> Exercise requirements: Restate each line word for word. Leave out every picture.

> Data shown:
────────

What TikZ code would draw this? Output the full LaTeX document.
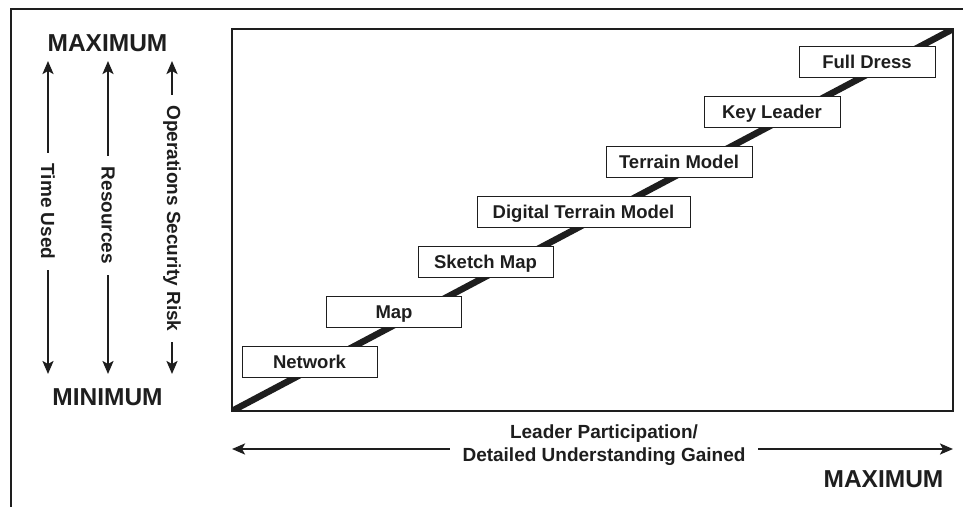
\documentclass[tikz,border=0pt]{standalone}
\usepackage{fontspec}
\setmainfont{Liberation Sans}
\usetikzlibrary{arrows.meta}
\definecolor{ink}{HTML}{1E1E1E}
\begin{document}
\begin{tikzpicture}[x=1pt,y=-1pt,
  frame/.style={draw=ink, line width=2pt},
  stagebox/.style={draw=ink, line width=0.9pt, fill=white, minimum height=31pt,
    inner sep=0pt, text height=13.3pt, text depth=0pt, text=ink,
    font=\bfseries\fontsize{18.5}{20}\selectfont},
  biglabel/.style={text=ink, inner sep=0pt, text height=17.5pt, text depth=0pt,
    font=\bfseries\fontsize{24.5}{26}\selectfont},
  vlabel/.style={text=ink, fill=white, rotate=-90, inner xsep=11pt, inner ysep=1pt,
    font=\bfseries\fontsize{19}{21}\selectfont},
  hlabel/.style={text=ink, fill=white, align=center, inner xsep=13pt, inner ysep=1pt,
    font=\bfseries\fontsize{19}{23}\selectfont},
  dblarrow/.style={draw=ink, line width=2.3pt,
    {Stealth[length=13pt,width=11pt,inset=3pt]}-{Stealth[length=13pt,width=11pt,inset=3pt]}}
]
\useasboundingbox (0,0) rectangle (963,506);

% outer frame (open at right and bottom)
\coordinate (ofb) at (10.5,507);
\coordinate (oftl) at (10.5,9);
\coordinate (ofr) at (964,9);
\draw[frame] (ofb) -- (oftl) -- (ofr);

% inner chart box
\coordinate (bl) at (232,411);
\coordinate (tr) at (953,29);
\begin{scope}
  \clip (bl) rectangle (tr);
  \draw[ink, line width=6.5pt] (bl) -- (tr);
\end{scope}
\draw[draw=ink, line width=2.4pt] (bl) rectangle (tr);

% stages
\node[stagebox, minimum width=135pt] (net) at (309.5,361.5) {Network};
\node[stagebox, minimum width=135pt] (map) at (394,311.5) {Map};
\node[stagebox, minimum width=135pt] (sketch) at (485.5,261.5) {Sketch Map};
\node[stagebox, minimum width=213pt] (dtm) at (583.5,211.5) {Digital Terrain Model};
\node[stagebox, minimum width=146pt] (terr) at (679,161.5) {Terrain Model};
\node[stagebox, minimum width=136pt] (key) at (772,111.5) {Key Leader};
\node[stagebox, minimum width=136pt] (full) at (867,61.5) {Full Dress};

% left scale
\node[biglabel] (lmax) at (107.5,42.5) {MAXIMUM};
\node[biglabel] (lmin) at (107.5,397) {MINIMUM};

\coordinate (a1t) at (48,61);   \coordinate (a1b) at (48,374);
\coordinate (a2t) at (108,61);  \coordinate (a2b) at (108,374);
\coordinate (a3t) at (172,61);  \coordinate (a3b) at (172,374);
\draw[dblarrow] (a1t) -- (a1b);
\draw[dblarrow] (a2t) -- (a2b);
\draw[dblarrow] (a3t) -- (a3b);
\node[vlabel] (time) at (48,211.5) {Time Used};
\node[vlabel] (res) at (108,215.5) {Resources};
\node[vlabel] (ops) at (172,218.5) {Operations Security Risk};

% bottom scale
\coordinate (hl) at (232,449);
\coordinate (hr) at (953,449);
\draw[dblarrow] (hl) -- (hr);
\node[hlabel] (lead) at (604,445) {Leader Participation/\\Detailed Understanding Gained};
\node[biglabel] (bmax) at (883.5,478.5) {MAXIMUM};
\end{tikzpicture}
\end{document}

────────

> In response:
What TikZ code would draw this? Output the full LaTeX document.
\documentclass[tikz,border=0pt]{standalone}
\usepackage{fontspec}
\setmainfont{Liberation Sans}
\usetikzlibrary{arrows.meta}
\definecolor{ink}{HTML}{1E1E1E}
\begin{document}
\begin{tikzpicture}[x=1pt,y=-1pt,
  frame/.style={draw=ink, line width=2pt},
  stagebox/.style={draw=ink, line width=0.9pt, fill=white, minimum height=31pt,
    inner sep=0pt, text height=13.3pt, text depth=0pt, text=ink,
    font=\bfseries\fontsize{18.5}{20}\selectfont},
  biglabel/.style={text=ink, inner sep=0pt, text height=17.5pt, text depth=0pt,
    font=\bfseries\fontsize{24.5}{26}\selectfont},
  vlabel/.style={text=ink, fill=white, rotate=-90, inner xsep=11pt, inner ysep=1pt,
    font=\bfseries\fontsize{19}{21}\selectfont},
  hlabel/.style={text=ink, fill=white, align=center, inner xsep=13pt, inner ysep=1pt,
    font=\bfseries\fontsize{19}{23}\selectfont},
  dblarrow/.style={draw=ink, line width=2.3pt,
    {Stealth[length=13pt,width=11pt,inset=3pt]}-{Stealth[length=13pt,width=11pt,inset=3pt]}}
]
\useasboundingbox (0,0) rectangle (963,506);

% outer frame (open at right and bottom)
\coordinate (ofb) at (10.5,507);
\coordinate (oftl) at (10.5,9);
\coordinate (ofr) at (964,9);
\draw[frame] (ofb) -- (oftl) -- (ofr);

% inner chart box
\coordinate (bl) at (232,411);
\coordinate (tr) at (953,29);
\begin{scope}
  \clip (bl) rectangle (tr);
  \draw[ink, line width=6.5pt] (bl) -- (tr);
\end{scope}
\draw[draw=ink, line width=2.4pt] (bl) rectangle (tr);

% stages
\node[stagebox, minimum width=135pt] (net) at (309.5,361.5) {Network};
\node[stagebox, minimum width=135pt] (map) at (394,311.5) {Map};
\node[stagebox, minimum width=135pt] (sketch) at (485.5,261.5) {Sketch Map};
\node[stagebox, minimum width=213pt] (dtm) at (583.5,211.5) {Digital Terrain Model};
\node[stagebox, minimum width=146pt] (terr) at (679,161.5) {Terrain Model};
\node[stagebox, minimum width=136pt] (key) at (772,111.5) {Key Leader};
\node[stagebox, minimum width=136pt] (full) at (867,61.5) {Full Dress};

% left scale
\node[biglabel] (lmax) at (107.5,42.5) {MAXIMUM};
\node[biglabel] (lmin) at (107.5,397) {MINIMUM};

\coordinate (a1t) at (48,61);   \coordinate (a1b) at (48,374);
\coordinate (a2t) at (108,61);  \coordinate (a2b) at (108,374);
\coordinate (a3t) at (172,61);  \coordinate (a3b) at (172,374);
\draw[dblarrow] (a1t) -- (a1b);
\draw[dblarrow] (a2t) -- (a2b);
\draw[dblarrow] (a3t) -- (a3b);
\node[vlabel] (time) at (48,211.5) {Time Used};
\node[vlabel] (res) at (108,215.5) {Resources};
\node[vlabel] (ops) at (172,218.5) {Operations Security Risk};

% bottom scale
\coordinate (hl) at (232,449);
\coordinate (hr) at (953,449);
\draw[dblarrow] (hl) -- (hr);
\node[hlabel] (lead) at (604,445) {Leader Participation/\\Detailed Understanding Gained};
\node[biglabel] (bmax) at (883.5,478.5) {MAXIMUM};
\end{tikzpicture}
\end{document}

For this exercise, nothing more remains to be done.